Across the United States, which types of events (as indicated in the EVTYPE variable) are most harmful with respect to population health?

library(ggplot2)
## Warning: package 'ggplot2' was built under R version 3.1.2
datafatal <- aggregate(FATALITIES ~ EVTYPE, data=data, sum)
datainjur <- aggregate(INJURIES ~ EVTYPE, data=data, sum)
fatalinjur <- merge(datafatal, datainjur, by="EVTYPE")
fatalinjur <- head(fatalinjur[order(fatalinjur$FATALITIES, decreasing= T),], 10)
fatal <- fatalinjur[,1:2]
names(fatal) <- c("EVTYPE","NUMBER")
fatal$TYPE <- "fatal"

injured <- fatalinjur[,c(1,3)]
names(injured) <- c("EVTYPE","NUMBER")
injured$TYPE <- "injured"

casualty <- rbind(injured, fatal)

g <- ggplot(casualty, aes(x=EVTYPE, y=NUMBER, fill=TYPE))+
        geom_bar(stat="identity",colour="blue")+
        theme(axis.text.x =element_text(size  = 10,angle = 90,hjust = 1,vjust= 1))+
        ggtitle("Top 10 event types that cause casualties")+
        labs(x="EVENT TYPES", y="NUMBER OF PEOPLE")
print(g)

plot of chunk unnamed-chunk-5

While heat exposure caused the most fatalities we can see that tornadoes caused a lot of injuries and also affect the greatest proportion of the population. Tornadoes also account for the second highest amount of deaths and heat exposure accounts for the second highest amount of injuries. Other events that cause numerous fatalities and injuries are floods, and high winds.

Question 2

Across the United States, which types of events have the greatest economic consequences? Key data for this are fairly untidy and spread over 4 columns. PROPDMG, PROPDMGEXP, CROPDMG, CROPDMGEXP. The dollar amounts are not provided in consistent units.

unique(data$PROPDMGEXP)
##  [1]   B M K m + 0 5 6 ? 4 2 3 7 H - 1 8
## Levels:  - ? + 0 1 2 3 4 5 6 7 8 B h H K m M
unique(data$CROPDMGEXP)
## [1]   M m K B ? 0 k 2
## Levels:  ? 0 2 B k K m M

According to the FAQ, alphabetical characters used to signify magnitude include “K” for thousands, “M” for millions, “B” for billions and “H” for hundred. The data uses both upper and lower case. There are some other values, for example “+”, “5”, and “6”, which we have assigned a value of 1 for the purposes of creating the dollar cost amounts. So the next step we must do is convert the damage amount to equivalent units. We also needed to add some extra columns for our calculations.

data$PROPDMGUNIT <- 1
data$PROPDMGUNIT[data$PROPDMGEXP %in% c("b","B")] <- 1000000000
data$PROPDMGUNIT[data$PROPDMGEXP %in% c("m","M")] <- 1000000
data$PROPDMGUNIT[data$PROPDMGEXP %in% c("k","K")] <- 1000
data$PROPDMGUNIT[data$PROPDMGEXP %in% c("h","H")] <- 100
data$PROPDMGAMT <- data$PROPDMG*data$PROPDMGUNIT
dataprop <- aggregate(PROPDMGAMT ~ EVTYPE, data=data, sum)

data$CROPDMGUNIT <- 1
data$CROPDMGUNIT[data$CROPDMGEXP %in% c("b","B")] <- 1000000000
data$CROPDMGUNIT[data$CROPDMGEXP %in% c("m","M")] <- 1000000
data$CROPDMGUNIT[data$CROPDMGEXP %in% c("k","K")] <- 1000
data$CROPDMGAMT <- data$CROPDMG*data$CROPDMGUNIT
datacrop <- aggregate(CROPDMGAMT ~ EVTYPE, data=data, sum)
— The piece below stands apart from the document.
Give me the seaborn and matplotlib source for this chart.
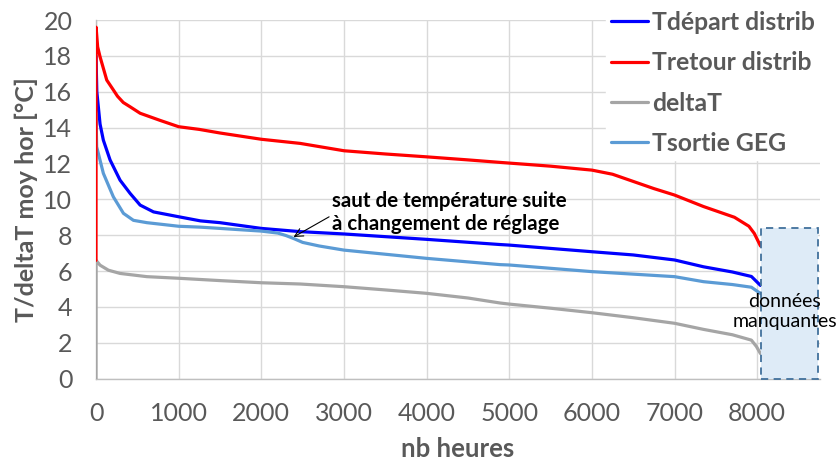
import matplotlib
matplotlib.use("Agg")
import matplotlib.pyplot as plt
import seaborn as sns
import pandas as pd
from matplotlib.patches import Rectangle
from matplotlib.lines import Line2D

# ---- data ----
hours_depart = [0, 10, 49, 89, 170, 291, 413, 534, 696, 1000, 1263, 1500, 2000, 2470, 3000,
                4000, 4890, 5000, 6000, 6500, 7000, 7350, 7700, 7930, 8040]
t_depart = [18.0, 16.0, 14.2, 13.3, 12.2, 11.07, 10.33, 9.68, 9.3, 9.03, 8.8, 8.7, 8.38, 8.2, 8.07,
            7.77, 7.48, 7.45, 7.08, 6.9, 6.62, 6.24, 5.95, 5.7, 5.2]

hours_retour = [0, 1, 20, 49, 130, 210, 260, 330, 413, 534, 777, 1000, 1250, 1500, 2000, 2470, 3000,
                3500, 4000, 4500, 4890, 5500, 6000, 6250, 6500, 6750, 7000, 7350, 7725, 7900, 7965, 8040]
t_retour = [6.6, 19.6, 18.5, 17.95, 16.65, 16.1, 15.75, 15.4, 15.16, 14.8, 14.4, 14.05, 13.9, 13.7, 13.35, 13.12, 12.71,
            12.53, 12.37, 12.2, 12.06, 11.85, 11.63, 11.4, 11.0, 10.6, 10.24, 9.6, 9.0, 8.5, 8.1, 7.4]

hours_delta = [0, 1, 49, 150, 291, 615, 1000, 1500, 2000, 2470, 3000, 3500, 4000, 4500, 4890,
               5000, 5500, 6000, 6500, 7000, 7350, 7700, 7930, 7990, 8040]
delta_t = [0.0, 6.6, 6.33, 6.05, 5.87, 5.69, 5.6, 5.47, 5.35, 5.28, 5.13, 4.95, 4.76, 4.5, 4.22,
           4.16, 3.93, 3.68, 3.4, 3.09, 2.75, 2.45, 2.15, 1.8, 1.4]

hours_sortie = [0, 8, 89, 210, 332, 453, 615, 1000, 1263, 1500, 2000, 2200, 2300, 2400, 2500, 2700, 3000,
                4000, 4890, 5000, 6000, 7000, 7350, 7700, 7930, 8040]
t_sortie = [14.8, 12.93, 11.45, 10.14, 9.22, 8.83, 8.7, 8.5, 8.45, 8.38, 8.23, 8.12, 7.98, 7.8, 7.6, 7.4, 7.17,
            6.71, 6.36, 6.34, 5.97, 5.69, 5.41, 5.25, 5.1, 4.75]

series_names = ["Tdépart distrib", "Tretour distrib", "deltaT", "Tsortie GEG"]
series_colors = ["#0000FF", "#FF0000", "#A5A5A5", "#5B9BD5"]

missing_start, missing_end, missing_top = 8048, 8740, 8.4
missing_label_x = 8330
annot_xy = (2390, 7.9)
annot_text_xy = (2860, 9.25)

# ---- figure ----
sns.set_theme(style="white")
plt.rcParams['font.family'] = ['Lato', 'DejaVu Sans']

fig = plt.figure(figsize=(8.39, 4.61), dpi=100)
ax = fig.add_axes([96 / 839, 1 - 378.7 / 461, (820 - 96) / 839, (378.7 - 20) / 461])

data = {
    "Tdépart distrib": (hours_depart, t_depart),
    "Tretour distrib": (hours_retour, t_retour),
    "deltaT": (hours_delta, delta_t),
    "Tsortie GEG": (hours_sortie, t_sortie),
}
color_map = dict(zip(series_names, series_colors))
draw_order = ["Tdépart distrib", "Tsortie GEG", "deltaT", "Tretour distrib"]
for name in draw_order:
    hx, hy = data[name]
    df = pd.DataFrame({"h": hx, "v": hy})
    sns.lineplot(data=df, x="h", y="v", ax=ax, color=color_map[name], lw=2.3,
                 estimator=None, sort=False, legend=False, zorder=3)

ax.set_xlim(0, 8760)
ax.set_ylim(0, 20)
ax.set_xticks(range(0, 8001, 1000))
ax.set_yticks(range(0, 21, 2))
ax.grid(True, color="#D9D9D9", lw=1.0)
ax.set_axisbelow(True)
for s in ["top", "right"]:
    ax.spines[s].set_visible(False)
for s in ["left", "bottom"]:
    ax.spines[s].set_color("#BFBFBF")
    ax.spines[s].set_linewidth(1.0)
ax.tick_params(axis="both", length=0, labelsize=18, labelcolor="#595959")
ax.tick_params(axis="y", pad=17)
ax.tick_params(axis="x", pad=17)

ax.set_xlabel("nb heures", fontsize=18.5, fontweight="bold", color="#595959")
ax.set_ylabel("T/deltaT moy hor [°C]", fontsize=18, fontweight="bold", color="#595959")
ax.xaxis.label.set_va("center")
ax.xaxis.set_label_coords(0.5, -0.195)
ax.yaxis.set_label_coords(-0.08, 0.5)

# missing-data box
ax.add_patch(Rectangle((missing_start, 0), missing_end - missing_start, missing_top,
                       facecolor="#DEEBF7", edgecolor="#41719C", lw=1.3, ls=(0, (4, 3)),
                       zorder=4, clip_on=False))
ax.text(missing_label_x, 3.75, "données\nmanquantes", ha="center", va="center",
        fontsize=14, color="black", linespacing=1.25, zorder=5)

# annotation
ax.annotate("saut de température suite\nà changement de réglage", xy=annot_xy, xytext=annot_text_xy,
            fontsize=14.8, fontweight="bold", color="black", ha="left", va="center", linespacing=1.2,
            arrowprops=dict(arrowstyle="->", color="black", lw=0.8, shrinkA=0, shrinkB=0,
                            relpos=(0, 0.45)), zorder=6)

handles = [Line2D([0], [0], color=c, lw=2.3) for c in series_colors]
leg = fig.legend(handles, series_names, loc="upper right", bbox_to_anchor=(820 / 839, 1 - 6 / 461),
                 frameon=True, fontsize=17.8, handlelength=1.5, handletextpad=0.15, labelspacing=0.7,
                 borderaxespad=0, borderpad=0.2)
leg.get_frame().set_facecolor("white")
leg.get_frame().set_edgecolor("white")
leg.get_frame().set_alpha(1)
for t in leg.get_texts():
    t.set_color("#595959")
    t.set_fontweight("bold")

fig.savefig("out.png", dpi=100)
databoth <- merge(datacrop, dataprop, by="EVTYPE")
databoth<- head(databoth[order(databoth$PROPDMGAMT, decreasing=T),],10)
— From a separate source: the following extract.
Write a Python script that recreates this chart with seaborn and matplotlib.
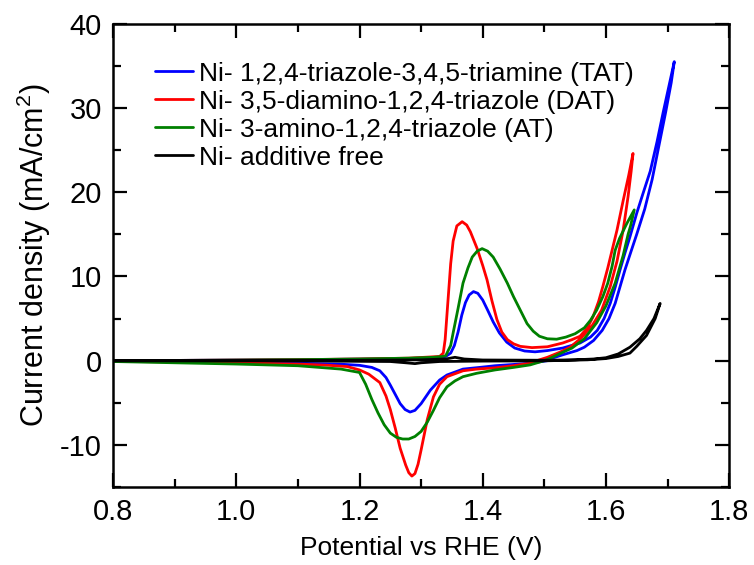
import numpy as np
import pandas as pd
import matplotlib
matplotlib.use("Agg")
import matplotlib.pyplot as plt
from matplotlib.ticker import MultipleLocator, FormatStrFormatter
import seaborn as sns

# Cyclic voltammograms: each curve is the anodic sweep (increasing potential)
# followed by the cathodic sweep back to 0.8 V.
tat_v = [0.80, 0.90, 1.00, 1.10, 1.20, 1.28, 1.32, 1.340, 1.348, 1.354, 1.360, 1.366, 1.372,
         1.378, 1.385, 1.392, 1.400, 1.408, 1.417, 1.427, 1.439, 1.452, 1.468, 1.485, 1.505,
         1.530, 1.558, 1.575, 1.586, 1.597, 1.607, 1.615, 1.623, 1.631, 1.639, 1.650, 1.660,
         1.672, 1.683, 1.693, 1.702, 1.711,
         1.706, 1.697, 1.686, 1.675, 1.663, 1.650, 1.640, 1.631, 1.623, 1.615, 1.605, 1.594,
         1.580, 1.565, 1.553, 1.530, 1.515, 1.505, 1.477, 1.450, 1.420, 1.395, 1.368, 1.342,
         1.330, 1.315, 1.300, 1.290, 1.282, 1.274, 1.266, 1.258, 1.250, 1.243, 1.233, 1.220,
         1.200, 1.170, 1.100, 1.000, 0.900, 0.800]
tat_j = [0.00, 0.03, 0.07, 0.12, 0.18, 0.26, 0.35, 0.50, 0.90, 1.80, 3.40, 5.40, 6.90,
         7.80, 8.20, 8.00, 7.20, 6.00, 4.60, 3.30, 2.20, 1.50, 1.15, 1.05, 1.20,
         1.50, 2.10, 2.80, 3.60, 5.00, 6.80, 8.70, 10.8, 12.8, 14.7, 17.5, 19.8,
         22.5, 26.0, 29.5, 32.5, 35.5,
         33.0, 29.5, 25.5, 21.5, 18.0, 15.0, 12.8, 10.8, 8.80, 6.80, 5.00, 3.60,
         2.40, 1.60, 1.20, 0.70, 0.35, 0.00, -0.30, -0.45, -0.60, -0.80, -1.00, -1.70,
         -2.30, -3.50, -5.10, -5.90, -6.10, -5.80, -5.10, -4.00, -2.90, -2.00, -1.20, -0.80,
         -0.55, -0.42, -0.30, -0.20, -0.12, -0.05]

dat_v = [0.80, 0.90, 1.00, 1.10, 1.20, 1.28, 1.33, 1.336, 1.339, 1.344, 1.348, 1.352, 1.358,
         1.3666, 1.374, 1.380, 1.391, 1.400, 1.407, 1.415, 1.423, 1.431, 1.440, 1.450, 1.461,
         1.480, 1.505, 1.530, 1.545, 1.558, 1.570, 1.579, 1.588, 1.595, 1.603, 1.610, 1.618,
         1.628, 1.637, 1.644,
         1.641, 1.636, 1.628, 1.618, 1.607, 1.593, 1.578, 1.560, 1.542, 1.525, 1.505, 1.490,
         1.477, 1.450, 1.420, 1.390, 1.368, 1.342, 1.330, 1.320, 1.310, 1.305, 1.300, 1.295,
         1.290, 1.285, 1.280, 1.275, 1.266, 1.258, 1.250, 1.243, 1.233, 1.215, 1.200, 1.180,
         1.150, 1.100, 1.000, 0.900, 0.800]
dat_j = [0.00, 0.03, 0.07, 0.12, 0.20, 0.30, 0.50, 0.90, 2.50, 7.50, 11.5, 14.2, 16.0,
         16.5, 16.1, 15.3, 13.3, 11.3, 9.60, 7.10, 4.90, 3.40, 2.50, 2.00, 1.70,
         1.55, 1.65, 2.10, 2.50, 2.90, 3.90, 5.20, 7.00, 8.80, 11.0, 13.1, 15.5,
         19.0, 22.0, 24.6,
         22.5, 19.5, 15.5, 11.8, 8.80, 6.00, 4.20, 2.70, 1.60, 1.00, 0.40, 0.05,
         -0.30, -0.60, -0.85, -1.00, -1.20, -1.90, -2.80, -4.30, -7.00, -8.80, -10.6, -12.3,
         -13.4, -13.7, -13.3, -12.4, -10.4, -8.00, -5.80, -4.20, -2.60, -1.60, -1.10, -0.70,
         -0.55, -0.40, -0.25, -0.15, -0.08]

at_v = [0.80, 0.90, 1.00, 1.10, 1.20, 1.28, 1.32, 1.335, 1.340, 1.348, 1.352, 1.360, 1.368,
        1.376, 1.383, 1.391, 1.399, 1.408, 1.417, 1.428, 1.440, 1.450, 1.461, 1.472, 1.482,
        1.492, 1.505, 1.520, 1.535, 1.550, 1.565, 1.575, 1.585, 1.595, 1.603, 1.610, 1.615,
        1.622, 1.634, 1.646,
        1.640, 1.636, 1.628, 1.615, 1.600, 1.585, 1.565, 1.545, 1.530, 1.510, 1.500, 1.477,
        1.450, 1.420, 1.390, 1.368, 1.355, 1.342, 1.330, 1.320, 1.310, 1.300, 1.290, 1.280,
        1.270, 1.260, 1.250, 1.240, 1.230, 1.220, 1.210, 1.200, 1.170, 1.100, 1.000, 0.900,
        0.800]
at_j = [0.00, 0.03, 0.07, 0.12, 0.20, 0.30, 0.40, 0.50, 0.60, 1.80, 3.30, 6.20, 9.20,
        11.0, 12.3, 13.0, 13.3, 13.0, 12.3, 10.9, 9.20, 7.60, 6.00, 4.40, 3.50,
        2.90, 2.60, 2.55, 2.80, 3.20, 3.90, 4.80, 6.00, 7.60, 9.20, 11.2, 13.1,
        14.5, 16.3, 17.9,
        16.0, 15.0, 12.5, 9.20, 6.50, 4.50, 2.60, 1.50, 1.00, 0.30, 0.00, -0.50,
        -0.80, -1.10, -1.50, -1.90, -2.40, -3.10, -4.40, -5.90, -7.30, -8.40, -9.00, -9.30,
        -9.30, -9.10, -8.60, -7.60, -6.20, -4.60, -2.80, -1.40, -1.00, -0.60, -0.40, -0.25,
        -0.10]

free_v = [0.80, 1.00, 1.20, 1.30, 1.340, 1.355, 1.370, 1.400, 1.500, 1.550, 1.580, 1.600,
          1.620, 1.639, 1.655, 1.666, 1.678, 1.688,
          1.680, 1.666, 1.650, 1.639, 1.620, 1.600, 1.570, 1.500, 1.400, 1.330, 1.300,
          1.290, 1.275, 1.250, 1.100, 0.800]
free_j = [0.00, 0.02, 0.05, 0.10, 0.20, 0.40, 0.20, 0.08, 0.05, 0.10, 0.20, 0.35,
          0.80, 1.60, 2.60, 3.60, 5.00, 6.80,
          5.00, 3.00, 1.70, 0.90, 0.50, 0.25, 0.10, -0.02, -0.05, -0.10, -0.25,
          -0.35, -0.25, -0.10, -0.03, -0.02]

labels = ["Ni- 1,2,4-triazole-3,4,5-triamine (TAT)",
          "Ni- 3,5-diamino-1,2,4-triazole (DAT)",
          "Ni- 3-amino-1,2,4-triazole (AT)",
          "Ni- additive free"]
colors = ["#0000ff", "#ff0000", "#008000", "#000000"]

frames = []
for lab, v, j in zip(labels, [tat_v, dat_v, at_v, free_v], [tat_j, dat_j, at_j, free_j]):
    frames.append(pd.DataFrame({"E": v, "j": j, "sample": lab, "step": np.arange(len(v))}))
df = pd.concat(frames, ignore_index=True)

sns.set_style("ticks")
plt.rcParams["font.family"] = ["Liberation Sans", "DejaVu Sans"]
plt.rcParams["mathtext.fontset"] = "custom"
plt.rcParams["mathtext.rm"] = "Liberation Sans"
plt.rcParams["mathtext.it"] = "Liberation Sans:italic"
plt.rcParams["axes.unicode_minus"] = False
plt.rcParams["text.color"] = "black"
plt.rcParams["axes.labelcolor"] = "black"
plt.rcParams["xtick.color"] = "black"
plt.rcParams["ytick.color"] = "black"

fig = plt.figure(figsize=(7.54, 5.65), dpi=100)
ax = fig.add_axes([0.150, 0.138, 0.817, 0.820])

sns.lineplot(data=df, x="E", y="j", hue="sample", hue_order=labels,
             palette=dict(zip(labels, colors)), units="sample", estimator=None,
             sort=False, linewidth=2.0, ax=ax)

ax.set_xlim(0.8, 1.8)
ax.set_ylim(-15, 40)
ax.xaxis.set_major_locator(MultipleLocator(0.2))
ax.xaxis.set_minor_locator(MultipleLocator(0.1))
ax.yaxis.set_major_locator(MultipleLocator(10))
ax.yaxis.set_minor_locator(MultipleLocator(5))
ax.xaxis.set_major_formatter(FormatStrFormatter("%.1f"))

for s in ax.spines.values():
    s.set_visible(True)
    s.set_linewidth(1.8)
    s.set_color("black")
ax.tick_params(which="both", direction="in", top=True, right=True, width=1.6,
               colors="black", labelsize=21, pad=8)
ax.tick_params(which="major", length=10)
ax.tick_params(which="minor", length=5.5)

ax.set_xlabel("Potential vs RHE (V)", fontsize=19, labelpad=7)
ax.set_ylabel("Current density (mA/cm$^2$)", fontsize=22, labelpad=5)

handles, labs = ax.get_legend_handles_labels()
leg = ax.legend(handles, labs, loc="upper left", bbox_to_anchor=(0.068, 0.918),
                frameon=False, fontsize=19, handlelength=1.45, handletextpad=0.2,
                labelspacing=0.15, borderpad=0, borderaxespad=0)
for ln in leg.get_lines():
    ln.set_linewidth(2.0)

fig.savefig("out.png", dpi=100)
propdata <- databoth[,1:2]
names(propdata) <- c("EVTYPE","COST")
propdata$ASSET <- "Property"

cropdata <- databoth[,c(1,3)]
names(cropdata) <- c("EVTYPE","COST")
cropdata$ASSET <- "Crop"

cropprop <- rbind(cropdata, propdata)

g <- ggplot(cropprop, aes(x=EVTYPE,y=COST/10^9, fill=ASSET))+
        geom_bar(stat="identity", colour="blue")+
        theme(axis.text.x =element_text(size  = 10,angle = 90,hjust = 1,vjust = 1))+
        ggtitle("Economic cost from natural disasters")+
        labs(x="EVENT TYPES", y="DAMAGE AMOUNT(Billion $)")
print(g)

plot of chunk unnamed-chunk-7

In the above graph we look at the economic consequences and we find that floods cause significant economic damage to crops ($160B). Floods are also the main economic damage for property as well with $7B of damage. The next major cause of economic damage was hurricanes, with $9.3B damage to property and $6.2B of damage to crops. Storm surges also cause a reasonable amount of property damages with $4.8B.